BY Mark Fisher in Culture Digest | 01 OCT 09
Featured in
Issue 126

Some Deaths Take Forever

Bernard Szajner (LTM Recordings, 2009)

M
BY Mark Fisher in Culture Digest | 01 OCT 09

Bernard Szajner in performance, c.1980. Courtesy: LMT Recordings

Bernard Szajner’s music is anachronistic in the best possible way. His sound is the equivalent of steampunk in science fiction; where steampunk imagined a 19th century that was already computerized, Szajner’s music is an early 1980s ‘rock’ that already seems to incorporates elements of house, techno and electro. The difference, of course, is that steampunk’s universe was retrospectively dreamt up by writers more than 100 years after the 19th century, whereas Szajner’s alternative ’80s sound world was produced when that decade had barely begun. It’s as if he unravelled the standard sequences of 1970s-into-’80s pop history even before they had properly been established.
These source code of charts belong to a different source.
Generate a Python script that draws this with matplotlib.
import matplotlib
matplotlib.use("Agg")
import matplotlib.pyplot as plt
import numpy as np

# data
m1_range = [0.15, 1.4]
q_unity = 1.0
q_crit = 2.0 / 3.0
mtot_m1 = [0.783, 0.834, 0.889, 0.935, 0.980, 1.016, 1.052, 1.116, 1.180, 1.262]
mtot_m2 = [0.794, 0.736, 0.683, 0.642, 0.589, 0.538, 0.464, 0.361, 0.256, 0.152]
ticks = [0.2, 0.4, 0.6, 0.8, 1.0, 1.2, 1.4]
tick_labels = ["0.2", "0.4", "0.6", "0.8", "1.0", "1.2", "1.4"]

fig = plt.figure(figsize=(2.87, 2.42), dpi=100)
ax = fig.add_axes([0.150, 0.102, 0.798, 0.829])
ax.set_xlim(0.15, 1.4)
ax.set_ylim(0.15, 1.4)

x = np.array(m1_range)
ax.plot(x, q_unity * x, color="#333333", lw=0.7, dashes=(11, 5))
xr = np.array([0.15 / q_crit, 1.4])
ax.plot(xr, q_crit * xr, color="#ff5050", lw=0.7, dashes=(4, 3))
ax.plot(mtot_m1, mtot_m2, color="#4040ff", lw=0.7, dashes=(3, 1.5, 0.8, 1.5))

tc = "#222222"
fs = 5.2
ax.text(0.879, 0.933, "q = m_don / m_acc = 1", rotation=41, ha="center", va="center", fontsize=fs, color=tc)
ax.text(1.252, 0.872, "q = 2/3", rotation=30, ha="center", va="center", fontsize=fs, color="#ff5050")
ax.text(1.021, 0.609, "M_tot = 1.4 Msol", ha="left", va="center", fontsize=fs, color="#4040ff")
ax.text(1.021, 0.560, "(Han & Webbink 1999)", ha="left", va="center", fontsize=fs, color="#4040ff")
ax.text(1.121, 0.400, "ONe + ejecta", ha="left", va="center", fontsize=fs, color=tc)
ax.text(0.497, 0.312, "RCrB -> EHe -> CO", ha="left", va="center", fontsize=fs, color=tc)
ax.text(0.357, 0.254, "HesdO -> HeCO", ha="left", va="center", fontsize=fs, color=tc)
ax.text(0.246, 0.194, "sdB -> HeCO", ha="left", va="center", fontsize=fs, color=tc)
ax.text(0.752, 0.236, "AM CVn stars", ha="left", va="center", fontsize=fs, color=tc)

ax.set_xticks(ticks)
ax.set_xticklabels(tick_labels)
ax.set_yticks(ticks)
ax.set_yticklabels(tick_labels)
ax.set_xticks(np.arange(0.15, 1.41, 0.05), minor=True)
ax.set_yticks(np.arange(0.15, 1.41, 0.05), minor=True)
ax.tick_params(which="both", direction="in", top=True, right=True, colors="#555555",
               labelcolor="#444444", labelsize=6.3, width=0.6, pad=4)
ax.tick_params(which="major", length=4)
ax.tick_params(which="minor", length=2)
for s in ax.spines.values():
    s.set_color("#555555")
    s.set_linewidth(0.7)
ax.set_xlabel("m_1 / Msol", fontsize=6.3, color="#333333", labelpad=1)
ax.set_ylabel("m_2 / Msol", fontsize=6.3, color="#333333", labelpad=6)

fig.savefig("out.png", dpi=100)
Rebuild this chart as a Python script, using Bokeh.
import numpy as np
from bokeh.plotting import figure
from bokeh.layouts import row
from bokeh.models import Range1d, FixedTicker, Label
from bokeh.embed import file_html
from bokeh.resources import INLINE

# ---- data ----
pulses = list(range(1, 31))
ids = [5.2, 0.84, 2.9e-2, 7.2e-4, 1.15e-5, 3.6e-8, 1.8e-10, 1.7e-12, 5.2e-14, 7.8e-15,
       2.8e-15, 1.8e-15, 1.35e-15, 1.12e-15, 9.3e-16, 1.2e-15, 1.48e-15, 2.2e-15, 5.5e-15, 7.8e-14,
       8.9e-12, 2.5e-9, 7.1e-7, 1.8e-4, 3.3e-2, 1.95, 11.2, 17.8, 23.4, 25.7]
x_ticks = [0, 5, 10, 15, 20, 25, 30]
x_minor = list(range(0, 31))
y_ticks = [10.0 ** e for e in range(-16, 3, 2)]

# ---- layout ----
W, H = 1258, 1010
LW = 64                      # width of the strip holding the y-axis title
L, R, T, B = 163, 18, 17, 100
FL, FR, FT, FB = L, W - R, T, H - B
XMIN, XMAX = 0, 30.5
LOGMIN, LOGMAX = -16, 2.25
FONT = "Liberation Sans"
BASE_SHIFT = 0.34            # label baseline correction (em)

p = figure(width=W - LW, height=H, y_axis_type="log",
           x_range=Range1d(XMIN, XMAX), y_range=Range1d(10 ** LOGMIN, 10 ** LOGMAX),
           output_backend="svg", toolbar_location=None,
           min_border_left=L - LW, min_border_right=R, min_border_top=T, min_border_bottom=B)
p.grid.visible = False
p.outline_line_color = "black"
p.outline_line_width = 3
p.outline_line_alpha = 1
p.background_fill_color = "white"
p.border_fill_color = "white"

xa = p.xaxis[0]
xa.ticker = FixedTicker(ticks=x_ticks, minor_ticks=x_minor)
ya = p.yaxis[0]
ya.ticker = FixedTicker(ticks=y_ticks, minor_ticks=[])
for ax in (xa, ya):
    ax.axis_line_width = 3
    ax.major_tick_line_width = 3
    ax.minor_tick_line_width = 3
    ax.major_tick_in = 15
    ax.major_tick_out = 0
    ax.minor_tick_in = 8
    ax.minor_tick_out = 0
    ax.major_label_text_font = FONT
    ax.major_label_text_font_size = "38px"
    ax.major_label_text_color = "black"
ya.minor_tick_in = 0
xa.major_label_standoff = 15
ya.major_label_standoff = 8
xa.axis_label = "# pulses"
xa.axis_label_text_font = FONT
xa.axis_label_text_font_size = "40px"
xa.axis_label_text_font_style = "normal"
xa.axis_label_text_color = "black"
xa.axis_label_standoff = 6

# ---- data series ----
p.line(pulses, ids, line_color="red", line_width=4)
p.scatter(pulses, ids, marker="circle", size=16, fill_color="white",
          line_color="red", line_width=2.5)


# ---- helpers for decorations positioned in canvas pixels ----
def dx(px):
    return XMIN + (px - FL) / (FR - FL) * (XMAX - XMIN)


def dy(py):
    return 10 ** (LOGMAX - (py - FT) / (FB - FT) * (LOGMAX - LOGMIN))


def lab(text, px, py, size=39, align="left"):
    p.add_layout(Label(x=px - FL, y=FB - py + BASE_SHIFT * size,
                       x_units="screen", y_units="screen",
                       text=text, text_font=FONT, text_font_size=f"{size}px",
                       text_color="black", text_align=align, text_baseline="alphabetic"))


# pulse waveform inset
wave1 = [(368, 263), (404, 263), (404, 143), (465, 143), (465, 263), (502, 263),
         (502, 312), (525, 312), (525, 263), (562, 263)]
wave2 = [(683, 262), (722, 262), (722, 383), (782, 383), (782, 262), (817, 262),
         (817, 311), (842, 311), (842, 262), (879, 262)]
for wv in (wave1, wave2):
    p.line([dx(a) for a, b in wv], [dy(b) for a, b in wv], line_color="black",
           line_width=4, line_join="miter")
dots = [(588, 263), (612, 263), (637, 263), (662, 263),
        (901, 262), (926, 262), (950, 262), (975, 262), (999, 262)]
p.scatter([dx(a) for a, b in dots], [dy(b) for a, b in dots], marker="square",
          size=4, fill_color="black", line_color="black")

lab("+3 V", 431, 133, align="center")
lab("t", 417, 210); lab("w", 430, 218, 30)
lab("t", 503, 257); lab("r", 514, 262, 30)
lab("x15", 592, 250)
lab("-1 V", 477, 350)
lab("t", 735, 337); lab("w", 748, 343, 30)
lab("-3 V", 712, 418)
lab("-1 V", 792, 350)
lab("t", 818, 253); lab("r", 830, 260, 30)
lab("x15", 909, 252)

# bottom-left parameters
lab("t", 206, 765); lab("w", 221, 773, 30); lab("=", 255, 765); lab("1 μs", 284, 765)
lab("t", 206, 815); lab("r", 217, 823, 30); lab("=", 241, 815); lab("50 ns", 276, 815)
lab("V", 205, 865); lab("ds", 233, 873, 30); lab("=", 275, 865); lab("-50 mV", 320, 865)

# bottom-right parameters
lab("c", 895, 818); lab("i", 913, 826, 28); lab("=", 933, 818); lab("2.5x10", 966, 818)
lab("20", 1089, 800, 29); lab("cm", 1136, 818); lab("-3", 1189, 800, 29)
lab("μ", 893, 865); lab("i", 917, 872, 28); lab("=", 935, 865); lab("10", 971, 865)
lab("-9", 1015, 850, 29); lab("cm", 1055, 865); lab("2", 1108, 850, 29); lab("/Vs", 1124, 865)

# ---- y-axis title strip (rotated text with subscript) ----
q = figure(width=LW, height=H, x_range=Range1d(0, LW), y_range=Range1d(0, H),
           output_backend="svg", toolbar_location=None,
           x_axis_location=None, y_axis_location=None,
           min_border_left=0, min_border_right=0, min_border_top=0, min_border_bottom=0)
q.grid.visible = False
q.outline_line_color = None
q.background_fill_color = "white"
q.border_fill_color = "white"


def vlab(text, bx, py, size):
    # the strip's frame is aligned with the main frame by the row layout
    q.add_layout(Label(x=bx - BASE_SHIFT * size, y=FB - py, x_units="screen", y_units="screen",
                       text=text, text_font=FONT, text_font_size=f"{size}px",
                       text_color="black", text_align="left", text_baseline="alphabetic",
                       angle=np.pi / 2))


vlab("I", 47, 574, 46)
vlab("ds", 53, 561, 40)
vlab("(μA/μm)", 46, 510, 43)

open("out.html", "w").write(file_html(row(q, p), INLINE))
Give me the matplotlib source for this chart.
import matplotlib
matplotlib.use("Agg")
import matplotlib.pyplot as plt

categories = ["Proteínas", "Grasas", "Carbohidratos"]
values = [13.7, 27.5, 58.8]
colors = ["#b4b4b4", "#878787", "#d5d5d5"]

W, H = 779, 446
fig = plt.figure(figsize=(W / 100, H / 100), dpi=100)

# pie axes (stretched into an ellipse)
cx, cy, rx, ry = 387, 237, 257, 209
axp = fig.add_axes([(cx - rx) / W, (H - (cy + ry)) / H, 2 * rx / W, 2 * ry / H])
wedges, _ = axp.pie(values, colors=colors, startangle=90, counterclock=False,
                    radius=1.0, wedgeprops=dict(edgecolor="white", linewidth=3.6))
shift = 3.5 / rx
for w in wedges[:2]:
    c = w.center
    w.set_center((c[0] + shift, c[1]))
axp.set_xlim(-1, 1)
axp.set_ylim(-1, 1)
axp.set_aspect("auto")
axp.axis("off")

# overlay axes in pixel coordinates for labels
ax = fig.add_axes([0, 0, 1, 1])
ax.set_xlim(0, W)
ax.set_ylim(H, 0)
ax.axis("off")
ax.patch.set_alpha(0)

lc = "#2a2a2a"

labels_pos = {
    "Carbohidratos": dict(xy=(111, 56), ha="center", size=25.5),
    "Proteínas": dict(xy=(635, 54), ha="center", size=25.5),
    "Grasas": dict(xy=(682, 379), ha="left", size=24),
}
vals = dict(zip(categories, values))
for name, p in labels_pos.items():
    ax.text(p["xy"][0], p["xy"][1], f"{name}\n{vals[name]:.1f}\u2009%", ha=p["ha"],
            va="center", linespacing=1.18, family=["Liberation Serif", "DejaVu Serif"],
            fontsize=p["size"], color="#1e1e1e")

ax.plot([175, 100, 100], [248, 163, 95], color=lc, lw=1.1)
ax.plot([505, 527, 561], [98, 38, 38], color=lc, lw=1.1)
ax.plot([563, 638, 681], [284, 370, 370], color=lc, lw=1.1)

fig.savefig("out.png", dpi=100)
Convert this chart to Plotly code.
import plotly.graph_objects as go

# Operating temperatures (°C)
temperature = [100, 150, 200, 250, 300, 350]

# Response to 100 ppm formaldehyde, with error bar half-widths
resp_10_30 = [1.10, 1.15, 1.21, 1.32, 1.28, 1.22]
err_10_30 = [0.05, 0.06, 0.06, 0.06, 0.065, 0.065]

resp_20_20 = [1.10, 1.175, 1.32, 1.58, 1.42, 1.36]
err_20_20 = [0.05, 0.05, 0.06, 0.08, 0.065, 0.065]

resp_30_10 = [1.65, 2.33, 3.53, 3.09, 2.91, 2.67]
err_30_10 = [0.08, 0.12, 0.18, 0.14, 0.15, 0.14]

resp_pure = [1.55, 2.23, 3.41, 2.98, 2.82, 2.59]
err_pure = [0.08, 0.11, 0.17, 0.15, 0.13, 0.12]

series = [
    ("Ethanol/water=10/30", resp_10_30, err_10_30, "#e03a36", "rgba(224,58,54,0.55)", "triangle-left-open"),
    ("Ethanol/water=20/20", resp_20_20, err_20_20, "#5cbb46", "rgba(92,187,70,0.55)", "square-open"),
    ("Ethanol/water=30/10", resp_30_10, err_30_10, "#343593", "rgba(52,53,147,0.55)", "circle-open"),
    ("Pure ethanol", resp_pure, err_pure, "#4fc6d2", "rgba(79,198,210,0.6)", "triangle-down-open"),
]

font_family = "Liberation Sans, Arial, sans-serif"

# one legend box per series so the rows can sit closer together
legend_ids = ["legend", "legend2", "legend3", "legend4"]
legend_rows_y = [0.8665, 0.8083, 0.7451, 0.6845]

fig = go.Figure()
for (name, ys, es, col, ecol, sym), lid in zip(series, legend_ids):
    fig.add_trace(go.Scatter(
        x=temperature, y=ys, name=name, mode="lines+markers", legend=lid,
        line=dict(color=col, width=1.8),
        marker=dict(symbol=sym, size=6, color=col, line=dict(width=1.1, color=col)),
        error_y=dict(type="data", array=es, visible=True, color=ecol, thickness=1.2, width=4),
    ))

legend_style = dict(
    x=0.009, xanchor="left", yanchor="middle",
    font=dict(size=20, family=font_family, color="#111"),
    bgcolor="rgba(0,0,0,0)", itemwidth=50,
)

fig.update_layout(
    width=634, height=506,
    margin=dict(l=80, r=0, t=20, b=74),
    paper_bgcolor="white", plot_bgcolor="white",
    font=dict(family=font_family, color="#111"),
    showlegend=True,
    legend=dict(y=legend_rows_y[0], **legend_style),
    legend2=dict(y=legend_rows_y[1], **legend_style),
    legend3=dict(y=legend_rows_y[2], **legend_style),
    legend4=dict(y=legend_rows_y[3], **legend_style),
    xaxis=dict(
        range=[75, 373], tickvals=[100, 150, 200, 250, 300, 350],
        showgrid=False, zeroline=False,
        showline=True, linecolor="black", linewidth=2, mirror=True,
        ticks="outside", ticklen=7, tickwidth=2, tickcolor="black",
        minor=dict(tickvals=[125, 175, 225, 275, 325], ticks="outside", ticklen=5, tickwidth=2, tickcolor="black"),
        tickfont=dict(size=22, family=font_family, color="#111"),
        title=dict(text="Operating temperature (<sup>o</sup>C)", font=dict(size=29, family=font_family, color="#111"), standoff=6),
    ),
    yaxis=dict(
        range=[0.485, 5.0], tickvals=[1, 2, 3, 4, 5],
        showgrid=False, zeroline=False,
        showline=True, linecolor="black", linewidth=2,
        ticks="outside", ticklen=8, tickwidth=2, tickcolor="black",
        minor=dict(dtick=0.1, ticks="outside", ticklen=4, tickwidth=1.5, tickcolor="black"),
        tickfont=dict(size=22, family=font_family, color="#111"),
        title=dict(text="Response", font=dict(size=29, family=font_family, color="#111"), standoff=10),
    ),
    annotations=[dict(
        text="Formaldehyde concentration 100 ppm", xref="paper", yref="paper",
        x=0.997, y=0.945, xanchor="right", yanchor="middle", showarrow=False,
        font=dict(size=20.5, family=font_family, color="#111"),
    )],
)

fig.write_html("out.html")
Take ‘Welcome To Death Row’, the opening track of his recently reissued 1980 LP Some Deaths Take Forever: its frenzied machine-scribbles of arpeggiated synth, languid electric piano chords and lysergic guitar sounds like an acid rock anticipation of the Knight Rider theme as remixed by Derrick May. Elsewhere, you can hear snatches of shortwave radio that prefigure the samples commonplace in pop and dance music later that decade.

Yet Some Deaths Take Forever can be heard not only as a pre-echo of what was then the near-future of music, but also as a continuation of prog-rock conceptualism, as the presence of bassist Bernard Paganotti, from French prog band Magma, here suggests. Grenoble-born Szajner wasn’t originally a musician; in fact, he always thought of the music that he did produce as an offshoot of his work as the lighting and visual effects designer for artists such as Gong, The Who and Magma. Szajner’s records are a relic of a never-quite-realized 1970s’ dream of multimedia art, and Some Deaths Take Forever was conceived of as the soundtrack to an Amnesty International film about prisoners on death row. Its precursors were other soundtracks, particularly the angular anxiety of the electronic scores John Carpenter composed for Assault on Precinct 13 (1976) and Halloween (1978). Like Carpenter – and Gary Numan, who made his breakthrough records in the year preceding the release of Some Deaths… – Szajner disassociated synthesizers from the hygienic purity found in Jean Michel Jarre’s work. (Jarre, incidentally, had made use of Szajner’s invention, the laser harp, which allowed musicians to trigger synthesizers with lasers.) The world evoked by Szajner’s synthesizers is dirty, brutal and broken. It’s psychedelic, but in the urban, paranoid schizophrenic way that Cabaret Voltaire were (and with its hallucinogenic flashes of seagull-squawk simulated brass and sombre, tuba-like synthesizer bass, ‘Suspended Animation’ resembles the Cabs at their most tripped out and remorseless).

There is a kind of serrated beauty here, too, particularly on some of the tracks that didn’t appear on the original vinyl LP. On the final moments of ‘A Single Broken Wing’, a pitiless synth gives way to a sudden stillness that puts me in mind of sunlight reflected in broken glass. The closing track, ‘S-N-O-W-P-R-I-N-T-S’, finishes in this meditative mode, glistening and shimmering like artificial ice.

Mark Fisher was a lecturer at Goldsmiths College, London and the author of Capitalist Realism: Is There an Alternative? (Zero Books).